La natura del piacere e quella del potere, il rapporto - complesso anche per qualsiasi scienza empirica - con il sentimento, l'affermazione di sé al di là delle rigide convenzioni sociali, il sesso, l'innocenza: là dove l'individuo ricrea l'universo attraverso le sue regole e non tramite quelle precostituite e comunemente accettate del sistema, Lanthimos realizza un originalissimo film-esperimento - vincitore del Leone d'oro a Venezia, di due Golden Globes (tra cui quello per la migliore commedia dell'anno) e candidato a ben 11 Oscar - in cui emancipa anche il nostro sguardo, senza paura di eccedere nell'uso del grandangolo (e nel minutaggio: sono due ore e venti), ma, saltando con agilità dal bianco e nero al colore, trovando una sintassi affascinante fra distorsioni, fondali da vecchio cinema, inquadrature da buco della serratura.

 Un mondo dove una strepitosa Emma Stone si può muovere a corpo libero, adorabile «mostro» finalmente libera, come lo spettatore, da qualsiasi catena.

Foglie al vento, la favola romantica e cinefila di Kaurismaki

Il calendario recita 2024, e pazienza se, così come i telefoni, le radio sono d'epoca: appena fai per accenderle, gracchiano tutte la stessa cosa.
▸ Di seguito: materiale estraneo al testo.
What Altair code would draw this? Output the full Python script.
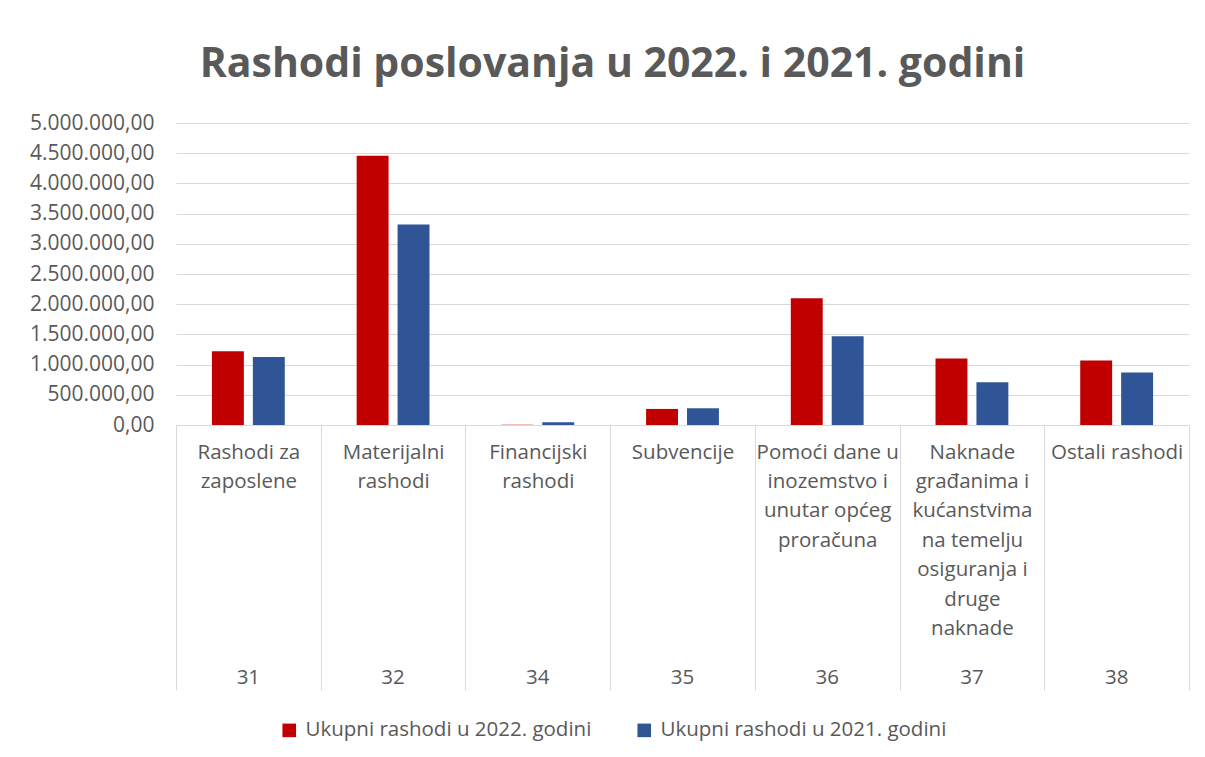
import altair as alt
import pandas as pd

codes = ["31", "32", "34", "35", "36", "37", "38"]
names = [
    "Rashodi za|zaposlene",
    "Materijalni|rashodi",
    "Financijski|rashodi",
    "Subvencije",
    "Pomoći dane u|inozemstvo i|unutar općeg|proračuna",
    "Naknade|građanima i|kućanstvima|na temelju|osiguranja i|druge|naknade",
    "Ostali rashodi",
]
v2022 = [1219000, 4457000, 6000, 266000, 2100000, 1102000, 1069000]
v2021 = [1125000, 3320000, 44000, 277000, 1468000, 709000, 870000]
series = ["Ukupni rashodi u 2022. godini", "Ukupni rashodi u 2021. godini"]
colors = ["#C00000", "#2F5597"]
yticks = [0, 500000, 1000000, 1500000, 2000000, 2500000, 3000000, 3500000, 4000000, 4500000, 5000000]

rows = []
for i, n in enumerate(names):
    rows.append({"name": n, "code": codes[i], "series": series[0], "value": v2022[i]})
    rows.append({"name": n, "code": codes[i], "series": series[1], "value": v2021[i]})
df = pd.DataFrame(rows)
codes_df = pd.DataFrame({"name": names, "code": codes})

FONT = "Open Sans"
GREY = "#595959"
LINE = "#d9d9d9"
FS = 20.5

ylabel = ("replace(replace(replace(format(datum.value, ',.2f'), regexp(',', 'g'), '#'), "
          "regexp('\\\\.', 'g'), ','), regexp('#', 'g'), '.')")

bars = alt.Chart(df).mark_bar().encode(
    x=alt.X("name:N", sort=names, title=None,
            scale=alt.Scale(paddingInner=0, paddingOuter=0),
            axis=alt.Axis(labelExpr="split(datum.label, '|')", labelAngle=0,
                          labelFont=FONT, labelFontSize=FS, labelColor=GREY,
                          labelLineHeight=29.4, labelPadding=-248, labelOverlap=False,
                          labelBaseline="top", labelLimit=200,
                          tickBand="extent", tickSize=265, tickColor=LINE, tickWidth=1,
                          domainColor=LINE, domainWidth=1, grid=False)),
    xOffset=alt.XOffset("series:N", sort=series,
                        scale=alt.Scale(paddingInner=0.22, paddingOuter=0.878)),
    y=alt.Y("value:Q", title=None,
            scale=alt.Scale(domain=[0, 5000000], nice=False),
            axis=alt.Axis(values=yticks, labelExpr=ylabel, labelFont=FONT,
                          labelFontSize=21, labelColor=GREY, labelPadding=22,
                          domain=False, ticks=False, gridColor=LINE, gridWidth=1)),
    color=alt.Color("series:N", sort=series,
                    scale=alt.Scale(domain=series, range=colors),
                    legend=alt.Legend(title=None, orient="none", legendX=103, legendY=597,
                                      direction="horizontal", symbolType="square",
                                      symbolSize=185, symbolStrokeWidth=0,
                                      labelFont=FONT, labelFontSize=FS, labelColor=GREY,
                                      labelOffset=6, columnPadding=42, labelLimit=400)),
)

code_text = alt.Chart(codes_df).mark_text(font=FONT, fontSize=FS, color=GREY,
                                          baseline="middle").encode(
    x=alt.X("name:N", sort=names),
    y=alt.value(555),
    text="code:N",
)

chart = alt.layer(bars, code_text).properties(
    width=1013,
    height=302,
    autosize=alt.AutoSizeParams(type="none"),
    padding={"left": 168, "top": 115, "right": 5, "bottom": 320},
    title=alt.TitleParams("Rashodi poslovanja u 2022. i 2021. godini", font=FONT,
                          fontSize=41, fontWeight="bold", color=GREY,
                          anchor="middle", frame="group", dx=-70, offset=26),
).configure_view(stroke=None)

chart.save("out.html", embed_options={"renderer": "svg", "actions": False})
L'Ucraina, la Russia, gli attacchi, i morti: «Maledetta guerra», chiosa la protagonista. Anche lei, intimamente lo sa: se qualcosa ci salverà sarà solo l'amore.

E' una deliziosa favola romantica, chapliniana sino al midollo, lieve e ultracinefila (le citazioni, da Godard, omaggio al maestro morto mentre erano in corso le riprese, a «Rocco e i suoi fratelli», passando per Jarmusch, si sprecano e sono sempre a fuoco, affettuose, ispirate) quella che Aki Kaurismaki, un tizio che vorresti sempre accanto in un bar o in un cinema, ha portato, come un dono, in questo altrimenti sciatto Natale, conquistandoci per l'ennesima volta con quel suo tono surreale da cinema muto, il melò stralunato, l'ambientazione vintage, lo stile riconoscibilissimo, inconfondibile.

Una commedia happysad, sorretta dalla solita ironia rarefatta ma sempre efficacissima, «Foglie al vento» (Premio della giuria a Cannes, due candidature ai Golden Globes, nella short list degli Oscar) che, sulle note di brani celebri cantati in finlandese (anche «Mambo italiano»...), racconta dell'incontro tra due solitudini: lui, depresso perché beve («e allora perché bevi?». «Perché sono depresso»), perde un lavoro dopo l'altro, lei, impiegata al supermercato, vive in un piccolo appartamento: si incontrano, si perdono, si ritrovano...

Nel mezzo c'è tanto cinema (tenue, divertente, poetico, mai banale) e altrettanto amore appassionato per l'umanità, meglio se fallata, irregolare, depressa, disfunzionale, tenera. E un regista, che nella vita ha fatto anche il lavapiatti e il palombaro, che ci mette una leggerezza che appartiene a pochi se non a pochissimi e la malinconia di chi, nonostante tutto, ha ancora fiducia nel domani. Che è quel posto dove vai a piedi, mano nella mano e con un cane che si chiama Chaplin.